As a part of TOKYO Suki Fes 2017 where Sumitomo worked as a director, Ozawa supervised the Yanaka Art Project, which is a student exchangef project between Global Art Practice, Graduate School of Fine Arts, Tokyo University of the Arts, and Beaux-Arts (de paris). The fruit that this project bore was “The Whole and The Part” exhibition. The premises where the works were installed were old Japanese traditional houses dating from the Meiji, Taisho and Showa periods that have survived to this day, and tell us stories of what life was like back in those days. One of the houses, the former Tani House, still had a lot of personal belongings of the previous owners when the project launched, so they had to start from cleaning it up. As Ozawa puts it, “I thought, you know, students would benefit from having access to a space that retains some of the traces of the people that lived there – visual, tactile, and olfactory… You encounter things you would never expect to see, and it can definitely lead to creative inspiration, or help gain a better understanding of how people back in the day used certain objects… “And regarding the degree of work involved in preparing the spaces he comments further that, When you do something like this it is almost an excessive amount of information and hints that come out.” He also points out, that students from Paris, who were used to European traditional houses made of rough and solid stone were puzzled by installing their works in Japanese houses of such delicate build. Minato suggests, that “if a Japanese student were to do a similar project in an apartment in Paris, there would be less chance of such misconception, because the Japanese city landscape is quite westernized, therefore, making it a familiar environment for a Japanese student.”

Sumitomo also shared his thoughts about the asymmetrical relation between the global and local which he encountered through hosting many artists from abroad in Japan: “I had an artist from Europe who brought to Japan work previously exhibited in a European art museum. And though the art museum in Japan where the work was to be installed was a white cube type space – exactly the same as it was when showing the work in Europe – the artist said, ‘I have a feeling this space is not as neutral as it should be.’ This artist was very aware of the peculiarities in shape and proportion of Japanese architectural structures. Europe has a long history behind the modern gallery space type known as the white cube, and Japanese architects are not always able to create from scratch the space that would comply with standards of the modern era of globalization.”

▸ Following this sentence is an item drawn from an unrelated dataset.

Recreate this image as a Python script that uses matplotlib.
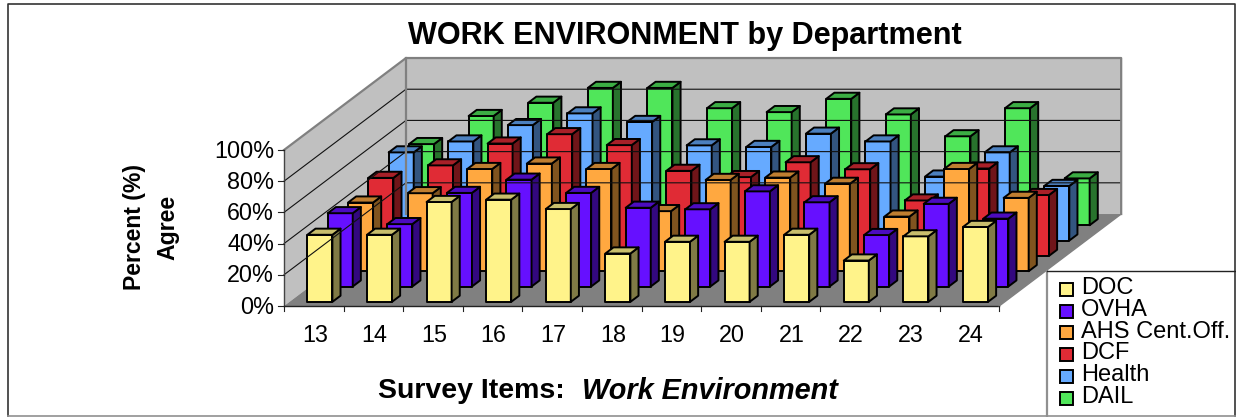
import matplotlib
matplotlib.use('Agg')
import matplotlib.pyplot as plt
from matplotlib.patches import Polygon, Rectangle

plt.rcParams['font.family'] = ['Liberation Sans', 'DejaVu Sans']

items = ['13', '14', '15', '16', '17', '18', '19', '20', '21', '22', '23', '24']
departments = ['DOC', 'OVHA', 'AHS Cent.Off.', 'DCF', 'Health', 'DAIL']
y_ticks = [0, 20, 40, 60, 80, 100]

doc = [43, 43, 64, 65.5, 59.5, 31, 38.5, 38.5, 43, 26.5, 42, 48]
ovha = [47, 40, 60, 68.5, 60, 50.5, 49.5, 61, 54, 33, 53, 43.5]
ahs = [44, 50, 65.5, 69, 65.5, 38.5, 58.5, 60, 56, 35, 65.5, 47]
dcf = [50, 58, 72, 78, 71, 54.5, 50.5, 60, 55.5, 35.5, 56, 39]
health = [56.5, 63.5, 74, 81.5, 76, 61, 60, 68.5, 63.5, 41, 56.5, 35]
dail = [52, 70, 78.5, 88, 88, 75, 72.5, 81, 71, 57, 75, 30]
series = [doc, ovha, ahs, dcf, health, dail]

# front, side, top
colors = [
    ('#FFF38A', '#807A45', '#C8BE6C'),
    ('#6610FF', '#33087F', '#4C0CBF'),
    ('#FFA840', '#80541F', '#BF7E30'),
    ('#E02B35', '#701519', '#A82028'),
    ('#66AAFF', '#335580', '#4C80BF'),
    ('#50E65A', '#28732D', '#3CAD44'),
]

X0, Y0 = 284, 306
CAT_W = 59.6
ROW_DX, ROW_DY = 20.33, 15.33
PX_PER_PCT = 1.56
LW = 1.4


def project(cat, row, val):
    # oblique projection of the 3d chart onto pixels
    return X0 + cat * CAT_W + row * ROW_DX, Y0 - val * PX_PER_PCT - row * ROW_DY


def face(ax, corners, fc, ec='none', lw=0):
    ax.add_patch(Polygon([project(*c) for c in corners], closed=True, fc=fc, ec=ec,
                         lw=lw, joinstyle='round'))


def draw_bar(ax, i, r, val, cols):
    x1, x2 = i + 0.3, i + 0.72
    d1, d2 = r + 0.27, r + 0.67
    face(ax, [(x1, d1, 0), (x2, d1, 0), (x2, d1, val), (x1, d1, val)], cols[0], 'black', LW)
    face(ax, [(x2, d1, 0), (x2, d2, 0), (x2, d2, val), (x2, d1, val)], cols[1], 'black', LW)
    face(ax, [(x1, d1, val), (x2, d1, val), (x2, d2, val), (x1, d2, val)], cols[2], 'black', LW)


fig = plt.figure(figsize=(12.36, 4.17), dpi=100)
ax = fig.add_axes([0, 0, 1, 1])
ax.set_xlim(0, 1236)
ax.set_ylim(417, 0)
ax.axis('off')

n_cat = len(items)
n_row = len(series)

# outer frame
ax.plot([8, 8, 1235, 1235], [416, 4, 4, 416], color='#333333', lw=1.2)
ax.plot([8, 1235], [416, 416], color='#909090', lw=1.2)

# walls and floor
face(ax, [(0, 0, 0), (0, n_row, 0), (0, n_row, 100), (0, 0, 100)], '#C0C0C0')
face(ax, [(0, n_row, 0), (n_cat, n_row, 0), (n_cat, n_row, 100), (0, n_row, 100)], '#C0C0C0')
face(ax, [(0, 0, 0), (n_cat, 0, 0), (n_cat, n_row, 0), (0, n_row, 0)], '#808080')

for v in y_ticks[1:-1]:
    pts = [project(0, 0, v), project(0, n_row, v), project(n_cat, n_row, v)]
    ax.plot(*zip(*pts), color='#111111', lw=0.8)

edge = [project(0, 0, 100), project(0, n_row, 100), project(n_cat, n_row, 100), project(n_cat, n_row, 0)]
ax.plot(*zip(*edge), color='#808080', lw=1.6)
edge = [project(0, n_row, 0), project(0, n_row, 100)]
ax.plot(*zip(*edge), color='#808080', lw=1.6)

# axes lines and ticks
ax.plot(*zip(project(0, 0, 0), project(0, 0, 100)), color='#444444', lw=1.0)
ax.plot(*zip(project(0, 0, 0), project(n_cat, 0, 0)), color='#222222', lw=1.0)
ax.plot(*zip(project(n_cat, 0, 0), project(n_cat, n_row, 0)), color='#808080', lw=1.0)
for v in y_ticks:
    x, y = project(0, 0, v)
    ax.plot([x - 6, x], [y, y], color='#222222', lw=0.8)
    ax.text(x - 10, y + 1, '%d%%' % v, ha='right', va='center', fontsize=16.8)
for i in range(n_cat + 1):
    x, y = project(i, 0, 0)
    ax.plot([x, x], [y, y + 5], color='#222222', lw=0.8)
for i, lab in enumerate(items):
    x, y = project(i + 0.5, 0, 0)
    ax.text(x + 1, 335, lab, ha='center', va='center', fontsize=16.8)

# bars back to front
for r in range(n_row - 1, -1, -1):
    for i in range(n_cat):
        draw_bar(ax, i, r, series[r][i], colors[r])

# text
ax.text(685, 36, 'WORK ENVIRONMENT by Department', ha='center', va='center',
        fontsize=22.1, fontweight='bold')
ax.text(378, 391, 'Survey Items:', ha='left', va='center', fontsize=20.5, fontweight='bold')
ax.text(582, 391, 'Work Environment', ha='left', va='center', fontsize=20.8,
        fontweight='bold', fontstyle='italic')
ax.text(134, 227, 'Percent (%)', ha='center', va='center', rotation=90, fontsize=16.6, fontweight='bold')
ax.text(168, 227, 'Agree', ha='center', va='center', rotation=90, fontsize=16.6, fontweight='bold')

# legend
ax.plot([1047, 1047], [416, 271], color='#909090', lw=1.6)
ax.plot([1047, 1235], [271, 271], color='#222222', lw=1.0)
leg_y = [289.5, 311, 332.5, 354, 376, 398]
for lab, cols, y in zip(departments, colors, leg_y):
    ax.add_patch(Rectangle((1060, y - 6.5), 13, 13, fc=cols[0], ec='black', lw=LW))
    ax.text(1081, y - 1, lab, ha='left', va='center', fontsize=17)

fig.savefig('out.png', dpi=100)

Additionally, Sumitomo mentioned how difficult it is at times for non-Japanese to understand Japanese art: “Using English – lingua franca of global communication – to describe Japanese arts can pose some challenges and unless the words are very carefully chosen in English they can end up misunderstood or misinterpreted. When big European and American museums have to deal with unfamiliar regions and cultures, they inevitably create books and catalogues about the subject in their local language, and attempt to raise the value of the works in that way. …(But) to understand everything is a fundamentally impossible task. Then could it not be true that by accepting the fact that there is a hard limit to how much we can learn and understand, we can enrich our worldview and provide an alternative means of perception? … This is especially so in Asia, distinguished by a lot of cultural and linguistic disconnection due to the island topography… So I think there could be a moment when the asymmetry between global and local… is overturned to form a relation opposite to what we see today.”

It could be argued that the first manifesto making an inquiry into the universal values of local Japanese communities and their relation to the process of westernization is The Book of Tea by Kakuzo Okakura (also known as Tenshin). Ozawa’s recent work The Return of K.T.O. displayed at Yokohama Triennale 2017 is a tribute to Okakura and shines a spotlight on Okakura’s journey to India. There, Okakura educated his disciples, including Taikan Yokoyama, who had substantial influence on Indian art and the emergence of the Morotai painting style. (TN: morotai is a style of Japanese painting, created by Taikan Yokoyama and his colleague Hishida Shunso). Ozawa recalls, “A temple where Okakura spent some of his time in India had a tributary of the Ganges river flowing at the back of the temple, that is why I thought, he must have taken a boat at least on some occasions, so I decided to take the boat too. The resulting experience exceeded my expectations for sure – that view from the boat in extreme humidity was like a revelation of morotai. I would not be surprised if not a single Japanese art historian is aware of this. … At that temple any visitor can get some curry free of charge, so I also thought to have some and reached for it with my hands, but it was way too hot and without thinking I yelped, ‘Ouch, that’s hot!’ in Japanese. Everyone around me laughed and I felt embarrassed, but you know, the chances are Okakura had exactly the same thing happen to him.” Such an approach of “looking from the subject’s perspective” allows one to understand the subject in depth. This could be a research method unique to artists.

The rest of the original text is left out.